**SUPPLIED RECORDS**

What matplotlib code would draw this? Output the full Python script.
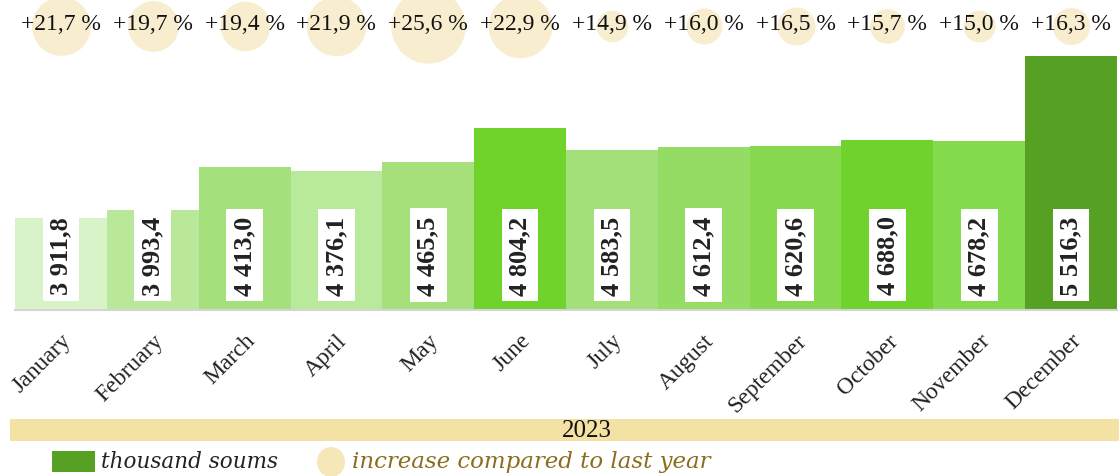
import matplotlib
matplotlib.use("Agg")
import matplotlib.pyplot as plt
from matplotlib.patches import Rectangle, Ellipse
import matplotlib.transforms as mtransforms

months = ["January", "February", "March", "April", "May", "June", "July",
          "August", "September", "October", "November", "December"]
wages = [3911.8, 3993.4, 4413.0, 4376.1, 4465.5, 4804.2, 4583.5,
         4612.4, 4620.6, 4688.0, 4678.2, 5516.3]
growth = [21.7, 19.7, 19.4, 21.9, 25.6, 22.9, 14.9, 16.0, 16.5, 15.7, 15.0, 16.3]
year = "2023"

bar_colors = ["#d8f3c8", "#b9e89a", "#a4e07b", "#b9e99b", "#a5e07a", "#6fd32b",
              "#a3e07a", "#94dc64", "#86d94e", "#70d22d", "#85d94c", "#56a124"]
bubble_color = "#f8eecf"
band_color = "#f4e2a5"

W, H = 1119, 477
fig = plt.figure(figsize=(W / 100, H / 100), dpi=100)
ax = fig.add_axes([15 / W, 166 / H, 1102 / W, 311 / H])

x = list(range(len(months)))
ax.bar(x, wages, width=1.0, color=bar_colors, zorder=2)
ax.set_xlim(-0.5, 11.5)
ax.set_ylim(3000, 6080)
for s in ["top", "right", "left"]:
    ax.spines[s].set_visible(False)
ax.spines["bottom"].set_color("#d4d4d4")
ax.spines["bottom"].set_linewidth(1.5)
ax.set_yticks([])
ax.set_xticks(x)
ax.set_xticklabels(months, rotation=45, ha="right", va="top", rotation_mode="anchor",
                   family="Liberation Serif", fontsize=17, color="#222222")
ax.tick_params(axis="x", length=0, pad=14)

blend = mtransforms.blended_transform_factory(ax.transData, ax.transAxes)

# value labels in white boxes
for i, v in enumerate(wages):
    label = f"{v:,.1f}".replace(",", " ").replace(".", ",")
    ax.text(i, 55 / 311, label, transform=blend, rotation=90, ha="center", va="center",
            family="Liberation Serif", fontweight="bold", fontsize=19, color="#222222",
            zorder=4, bbox=dict(facecolor="white", edgecolor="none", pad=5))

# growth bubbles + percent labels at top
for i, g in enumerate(growth):
    d = 4.0 * g - 28  # bubble diameter in px from growth value
    ax.scatter([i], [(311 - 27) / 311], s=(d * 0.72) ** 2, color=bubble_color,
               transform=blend, clip_on=False, zorder=1, linewidths=0)
    ax.text(i, (311 - 25) / 311, f"+{g:.1f} %".replace(".", ","), transform=blend,
            ha="center", va="center", family="Liberation Serif", fontsize=17,
            color="#111111", zorder=5)

# year band
fig.add_artist(Rectangle((10 / W, 35 / H), 1109 / W, 22 / H, transform=fig.transFigure,
                         facecolor=band_color, edgecolor="none"))
fig.text(587 / W, 46 / H, year, ha="center", va="center", family="Liberation Serif",
         fontsize=18, color="#111111")

# legend
fig.add_artist(Rectangle((52 / W, 4 / H), 43 / W, 21 / H, transform=fig.transFigure,
                         facecolor="#56a124", edgecolor="none"))
fig.text(101 / W, 15 / H, "thousand soums", ha="left", va="center", family="DejaVu Serif",
         style="italic", fontsize=15.5, color="#222222")
fig.add_artist(Ellipse((331 / W, 14 / H), 28 / W, 30 / H, transform=fig.transFigure,
                       facecolor="#f6e7b8", edgecolor="none"))
fig.text(352 / W, 15 / H, "increase compared to last year", ha="left", va="center",
         family="DejaVu Serif", style="italic", fontsize=16.5, color="#8a6d1e")

fig.savefig("out.png", dpi=100)
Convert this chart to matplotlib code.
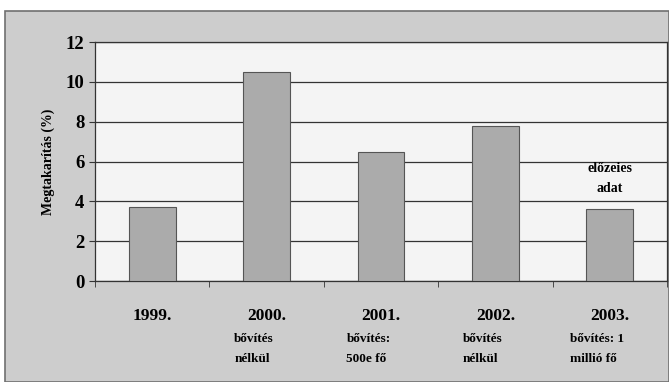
import numpy as np
import matplotlib.pyplot as plt
from matplotlib.patches import Rectangle

years = ['1999.', '2000.', '2001.', '2002.', '2003.']
notes = ['', 'bővítés\nnélkül', 'bővítés:\n500e fő', 'bővítés\nnélkül', 'bővítés: 1\nmillió fő']
savings = [3.7, 10.5, 6.5, 7.8, 3.6]
ylabel = 'Megtakarítás (%)'
remark = 'előzeies\nadat'

plt.rcParams['font.family'] = ['Liberation Serif', 'DejaVu Serif']
plt.rcParams['font.weight'] = 'bold'
plt.rcParams['axes.labelweight'] = 'bold'

fig = plt.figure(figsize=(6.69, 3.82), dpi=100, facecolor='white')
fig.patches.append(Rectangle((0.008, 0), 0.992, 0.972, transform=fig.transFigure,
                             facecolor='#cdcdcd', edgecolor='#707070', lw=1.2, zorder=-1))
ax = fig.add_axes([0.142, 0.264, 0.855, 0.626])
ax.set_facecolor('#f4f4f4')

x = np.arange(len(years))
ax.bar(x, savings, width=0.41, color='#ababab', edgecolor='#555555', lw=0.8, zorder=3)
ax.set_xlim(-0.5, len(years) - 0.5)
ax.set_ylim(0, 12)
ax.set_yticks(range(0, 13, 2))
ax.tick_params(axis='y', labelsize=13.5, length=4, direction='out', color='#333333')
ax.grid(axis='y', color='#333333', lw=0.9, zorder=1)
for s in ax.spines.values():
    s.set_color('#333333')
    s.set_linewidth(0.9)

ax.set_xticks(x)
ax.set_xticklabels(years, fontsize=12.5)
ax.tick_params(axis='x', length=0, pad=19)
ax.set_xticks(np.arange(-0.5, len(years)), minor=True)
ax.tick_params(axis='x', which='minor', length=4, color='#333333', direction='out')

for i, n in enumerate(notes):
    if n:
        ax.annotate(n, xy=(i, 0), xycoords=('data', 'axes fraction'),
                    xytext=(-9, -49), textcoords='offset points',
                    ha='center', va='center', ma='left', fontsize=9.5, linespacing=1.85)

ax.text(4, 5.15, remark, ha='center', va='center', fontsize=10, linespacing=1.75)
ax.set_ylabel(ylabel, fontsize=10, labelpad=8)

fig.savefig('out.png', dpi=100, facecolor=fig.get_facecolor())
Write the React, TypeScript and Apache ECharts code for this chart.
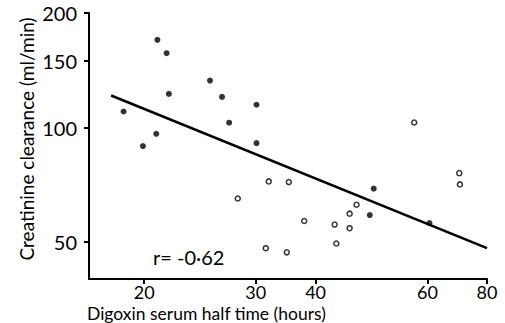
import React, { useEffect, useRef } from "react";
import * as echarts from "echarts";

// Digoxin serum half time (hours), creatinine clearance (ml/min)
const filledHours = [21.1, 21.9, 22.1, 18.4, 21.0, 19.9, 26.1, 27.4, 31.5, 28.2, 31.5, 50.6, 49.8, 63.4];
const filledClearance = [170, 156.8, 122.6, 110.2, 96.3, 89.4, 132.9, 120.4, 114.8, 103.0, 91.0, 69.1, 58.9, 56.1];

const openHours = [33.1, 35.9, 29.2, 38.2, 43.2, 45.9, 47.2, 45.9, 43.5, 32.7, 35.6, 71.5, 71.7, 59.6];
const openClearance = [72.2, 71.9, 65.1, 56.8, 55.6, 59.4, 62.7, 54.4, 49.6, 48.2, 47.0, 75.9, 70.9, 103.1];

const fitHours = [17.5, 80];
const fitClearance = [121.4, 48.2];

// tick positions as drawn on the original figure, and their labels
const xTickValues = [20, 31.4, 40, 62.9, 80];
const xTickLabels = ["20", "30", "40", "60", "80"];
const yTickValues = [50, 100, 150, 200];

const FONT = "Lato";

export default function App() {
  const ref = useRef<HTMLDivElement>(null);
  useEffect(() => {
    if (!ref.current) return;
    const chart = echarts.init(ref.current, null, { renderer: "svg" });
    const zip = (a: number[], b: number[]) => a.map((v, i) => [v, b[i]]);
    chart.setOption({
      animation: false,
      backgroundColor: "#fff",
      grid: { left: 89, right: 18, top: 13, bottom: 44 },
      xAxis: {
        type: "log",
        logBase: 10,
        min: 16,
        max: 80,
        axisLine: { show: true, lineStyle: { color: "#000", width: 2 } },
        axisTick: { show: true, length: 5, lineStyle: { color: "#000", width: 2 }, customValues: xTickValues },
        axisLabel: {
          customValues: xTickValues,
          margin: 4,
          color: "#000",
          fontFamily: FONT,
          fontSize: 18,
          formatter: (v: number) => {
            let best = 0;
            xTickValues.forEach((t, i) => {
              if (Math.abs(t - v) < Math.abs(xTickValues[best] - v)) best = i;
            });
            return xTickLabels[best];
          },
        },
        splitLine: { show: false },
        minorTick: { show: false },
      },
      yAxis: {
        type: "log",
        logBase: 10,
        min: 40,
        max: 200,
        axisLine: { show: true, lineStyle: { color: "#000", width: 2 } },
        axisTick: { show: true, length: 5, lineStyle: { color: "#000", width: 2 }, customValues: yTickValues },
        axisLabel: {
          customValues: yTickValues,
          margin: 12,
          color: "#000",
          fontFamily: FONT,
          fontSize: 20,
          formatter: (v: number) => String(Math.round(v)),
        },
        splitLine: { show: false },
      },
      series: [
        {
          type: "line",
          data: zip(fitHours, fitClearance),
          showSymbol: false,
          symbol: "none",
          lineStyle: { color: "#000", width: 2.5 },
          z: 1,
        },
        {
          type: "scatter",
          data: zip(filledHours, filledClearance),
          symbol: "circle",
          symbolSize: 6,
          itemStyle: { color: "#000" },
          z: 3,
        },
        {
          type: "scatter",
          data: zip(openHours, openClearance),
          symbol: "circle",
          symbolSize: 5,
          itemStyle: { color: "#fff", borderColor: "#000", borderWidth: 1.5 },
          z: 3,
        },
      ],
      graphic: [
        {
          type: "text",
          x: 87,
          y: 313,
          style: {
            text: "Digoxin serum half time (hours)",
            fontFamily: FONT,
            fontSize: 17.5,
            fill: "#000",
            verticalAlign: "middle",
            align: "left",
          },
        },
        {
          type: "text",
          x: 26,
          y: 139,
          rotation: Math.PI / 2,
          style: {
            text: "Creatinine clearance (ml/min)",
            fontFamily: FONT,
            fontSize: 19,
            fill: "#000",
            verticalAlign: "middle",
            align: "center",
          },
        },
        {
          type: "text",
          x: 153,
          y: 257,
          style: {
            text: "r= -0·62",
            fontFamily: FONT,
            fontSize: 20,
            fill: "#000",
            verticalAlign: "middle",
            align: "left",
          },
        },
      ],
    });
    return () => chart.dispose();
  }, []);
  return (
    <div
      ref={ref}
      style={{ position: "fixed", left: 0, top: 0, width: 505, height: 323, background: "#fff" }}
    />
  );
}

**PROBLEM TO SOLVE**
From the data above, gather every line that includes the word "React".

**WORKED SOLUTION**
Write the React, TypeScript and Apache ECharts code for this chart.
import React, { useEffect, useRef } from "react";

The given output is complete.